An asset is something that provides value to a company. It’s not necessarily something physical or tangible, such as a building. Assets can also be intangible, like intellectual property or pending accounts receivables.

Assets can also be current or fixed. Existing assets are things a company can convert into cash within a year. For example, an organization sells inventory from six months ago.

On the other hand, fixed assets are not easily converted into cash. These are assets a company typically maintains for more than a year. Examples include facilities and manufacturing equipment.

4. Earnings Per Share

Own stock in a company? Its earnings per share is a number you’ll want to watch and understand. Earnings per share can depict the organization’s overall financial stability.

Analysts calculate the number by subtracting preferred dividends from net income. They then divide the result by the number of shares. Earnings per share, or EPS, gives investors a sense of what they can expect to earn from their stock.

5. Balance Sheet

A firm’s balance sheet says what it is worth on the books. This is known as “book value,” as opposed to market value. Think of it as the difference between the price you paid for your home versus what you could sell it for today. The first is book value, and the second is market value.

A balance sheet’s formula is assets plus liabilities equals owners’ equity. The book value of outstanding stock and retained earnings must equal the book value of assets plus liabilities.

From a balance sheet, you can determine the company’s liquidity. You can also find out the organization’s return on assets and equity. These numbers tell you whether a firm is “cash poor” and how effective the use of assets and equity is.

6. Capital Gain or Loss

A capital gain occurs when you sell an asset for more than you paid (or invested in it). For example, let’s say you bought your home 12 years ago for $200,000. Over those 12 years, you invested an additional $50,000 in upgrades and improvements.

This year, you are selling your home for $350,000. Your capital gain is $100,000. However, a capital loss happens when you sell an asset for less than what you paid or invested.
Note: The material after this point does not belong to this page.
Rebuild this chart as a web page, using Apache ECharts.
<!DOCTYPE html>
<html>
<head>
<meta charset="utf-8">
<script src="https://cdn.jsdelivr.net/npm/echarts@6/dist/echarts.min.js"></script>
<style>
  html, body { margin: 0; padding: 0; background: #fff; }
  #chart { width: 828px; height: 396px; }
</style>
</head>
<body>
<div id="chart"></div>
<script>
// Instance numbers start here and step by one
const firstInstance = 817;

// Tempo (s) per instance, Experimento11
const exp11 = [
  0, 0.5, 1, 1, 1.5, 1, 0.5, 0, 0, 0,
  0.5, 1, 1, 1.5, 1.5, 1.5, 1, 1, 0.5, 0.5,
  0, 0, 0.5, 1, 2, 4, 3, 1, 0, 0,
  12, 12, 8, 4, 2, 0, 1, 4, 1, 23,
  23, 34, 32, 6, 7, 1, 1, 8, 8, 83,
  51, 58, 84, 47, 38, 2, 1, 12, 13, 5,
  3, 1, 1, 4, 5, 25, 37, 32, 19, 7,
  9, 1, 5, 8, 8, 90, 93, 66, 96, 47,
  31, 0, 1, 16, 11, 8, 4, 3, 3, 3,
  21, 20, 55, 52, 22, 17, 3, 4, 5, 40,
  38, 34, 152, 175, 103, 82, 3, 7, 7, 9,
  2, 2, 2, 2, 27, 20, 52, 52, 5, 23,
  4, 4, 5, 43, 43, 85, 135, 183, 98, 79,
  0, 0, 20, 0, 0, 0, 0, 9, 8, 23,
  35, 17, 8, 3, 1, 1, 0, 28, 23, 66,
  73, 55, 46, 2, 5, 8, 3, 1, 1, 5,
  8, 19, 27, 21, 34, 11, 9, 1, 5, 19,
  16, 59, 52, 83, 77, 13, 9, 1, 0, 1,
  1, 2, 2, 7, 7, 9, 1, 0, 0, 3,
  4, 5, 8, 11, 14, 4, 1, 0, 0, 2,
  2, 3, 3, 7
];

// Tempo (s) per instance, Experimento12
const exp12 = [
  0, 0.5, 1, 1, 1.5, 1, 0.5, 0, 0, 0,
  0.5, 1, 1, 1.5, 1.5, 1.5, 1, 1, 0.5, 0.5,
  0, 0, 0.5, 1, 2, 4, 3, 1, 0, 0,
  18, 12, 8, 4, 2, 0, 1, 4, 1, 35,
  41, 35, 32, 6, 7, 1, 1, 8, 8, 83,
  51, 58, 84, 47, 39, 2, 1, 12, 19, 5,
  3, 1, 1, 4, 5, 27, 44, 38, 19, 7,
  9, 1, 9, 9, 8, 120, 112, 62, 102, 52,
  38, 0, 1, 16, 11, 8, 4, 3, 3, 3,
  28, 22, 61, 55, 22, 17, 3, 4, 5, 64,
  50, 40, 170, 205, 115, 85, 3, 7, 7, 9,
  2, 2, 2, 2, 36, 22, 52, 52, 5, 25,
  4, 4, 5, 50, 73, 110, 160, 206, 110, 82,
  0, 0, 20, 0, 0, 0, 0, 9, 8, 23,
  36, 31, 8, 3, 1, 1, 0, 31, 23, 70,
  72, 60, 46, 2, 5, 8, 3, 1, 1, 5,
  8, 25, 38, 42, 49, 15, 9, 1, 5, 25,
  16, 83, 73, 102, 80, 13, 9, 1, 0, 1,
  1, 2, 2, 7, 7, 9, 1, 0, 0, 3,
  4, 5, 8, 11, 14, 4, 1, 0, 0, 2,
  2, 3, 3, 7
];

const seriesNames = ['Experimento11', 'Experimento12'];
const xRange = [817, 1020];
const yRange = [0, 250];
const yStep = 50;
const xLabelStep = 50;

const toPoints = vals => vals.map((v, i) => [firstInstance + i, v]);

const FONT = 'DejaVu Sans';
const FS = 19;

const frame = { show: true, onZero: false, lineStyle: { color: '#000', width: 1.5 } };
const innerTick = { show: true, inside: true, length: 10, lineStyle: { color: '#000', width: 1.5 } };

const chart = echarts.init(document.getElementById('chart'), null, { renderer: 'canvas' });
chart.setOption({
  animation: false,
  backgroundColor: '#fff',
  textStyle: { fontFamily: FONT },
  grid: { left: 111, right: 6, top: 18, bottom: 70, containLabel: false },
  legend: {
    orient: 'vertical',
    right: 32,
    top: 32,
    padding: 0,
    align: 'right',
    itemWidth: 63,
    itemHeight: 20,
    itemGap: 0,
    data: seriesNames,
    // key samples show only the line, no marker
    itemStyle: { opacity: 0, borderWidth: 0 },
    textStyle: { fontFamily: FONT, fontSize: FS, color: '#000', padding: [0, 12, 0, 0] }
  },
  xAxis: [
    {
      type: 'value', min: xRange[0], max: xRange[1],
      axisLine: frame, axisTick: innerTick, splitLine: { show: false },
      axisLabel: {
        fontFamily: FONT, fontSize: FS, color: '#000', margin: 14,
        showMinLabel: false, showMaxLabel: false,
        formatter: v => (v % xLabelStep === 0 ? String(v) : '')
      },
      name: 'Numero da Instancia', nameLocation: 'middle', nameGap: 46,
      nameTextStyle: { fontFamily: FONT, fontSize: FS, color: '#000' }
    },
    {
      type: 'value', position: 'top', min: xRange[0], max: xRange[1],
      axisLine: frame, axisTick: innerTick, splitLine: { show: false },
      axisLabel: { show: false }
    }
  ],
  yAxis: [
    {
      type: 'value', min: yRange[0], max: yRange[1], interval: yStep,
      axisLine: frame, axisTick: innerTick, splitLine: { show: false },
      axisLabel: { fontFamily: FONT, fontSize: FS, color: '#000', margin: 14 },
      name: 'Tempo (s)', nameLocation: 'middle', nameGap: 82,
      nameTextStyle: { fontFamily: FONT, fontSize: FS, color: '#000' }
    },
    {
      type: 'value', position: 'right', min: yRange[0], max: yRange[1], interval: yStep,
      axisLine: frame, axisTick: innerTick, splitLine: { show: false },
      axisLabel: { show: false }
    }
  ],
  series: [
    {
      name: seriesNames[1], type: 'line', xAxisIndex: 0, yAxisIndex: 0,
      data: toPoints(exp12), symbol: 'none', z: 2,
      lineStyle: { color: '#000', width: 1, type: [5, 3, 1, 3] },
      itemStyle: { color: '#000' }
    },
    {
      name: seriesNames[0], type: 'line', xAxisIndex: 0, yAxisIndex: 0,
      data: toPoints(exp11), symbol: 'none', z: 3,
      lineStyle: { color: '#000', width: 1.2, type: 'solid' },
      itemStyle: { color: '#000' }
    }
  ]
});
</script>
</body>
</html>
For example, let’s say you sell your home for $150,000 instead. You now have a capital loss of $100,000.

7. Cash Flow

Another financial statement that publicly traded companies publish is the statement of cash flows. That statement reflects how much is going in and out of a firm based on sales, investments, loans, or other types of financing.

A cash flow refers to the net cash that stems from one of the above activities. Companies with more cash flow from financing or investing could be headed for financial trouble. That’s because these firms cannot sustain enough revenue from products and services.

8. Depreciation

This is an important term and concept to understand because it reflects an asset’s decrease in value. Many companies use a depreciation method to spread the value reduction over time. For example, the straight-line depreciation method is so common because it’s simple.

A firm figures out the total depreciation amount and divides it by the time period. So, a vehicle will lose $10,000 of its original value over a 10-year lifecycle. Therefore, the annual depreciation cost is $1,000 each year.

9. Liabilities

Liabilities are what the company owes. Like assets, liabilities can be current or long-term. Current liabilities are obligations the firm must fulfill within a year. Long-term liabilities are debts the company will pay off in more than a year.

A current liability might be an invoice for landscaping services due in 30 days. Long-term liabilities can include five-year leases on buildings.

10. Net Worth

Net worth represents the value of someone’s assets minus any liabilities. Think of it as equity in a home. For example, if your home has a market value of $550,000, but you owe $200,000 on your mortgage. So, the net worth of your home is $350,000.

Negative or small net worth can indicate or predict future financial difficulties. For example, if you don’t have enough balance between your assets and liabilities, you could face problems paying your bills or bankruptcy.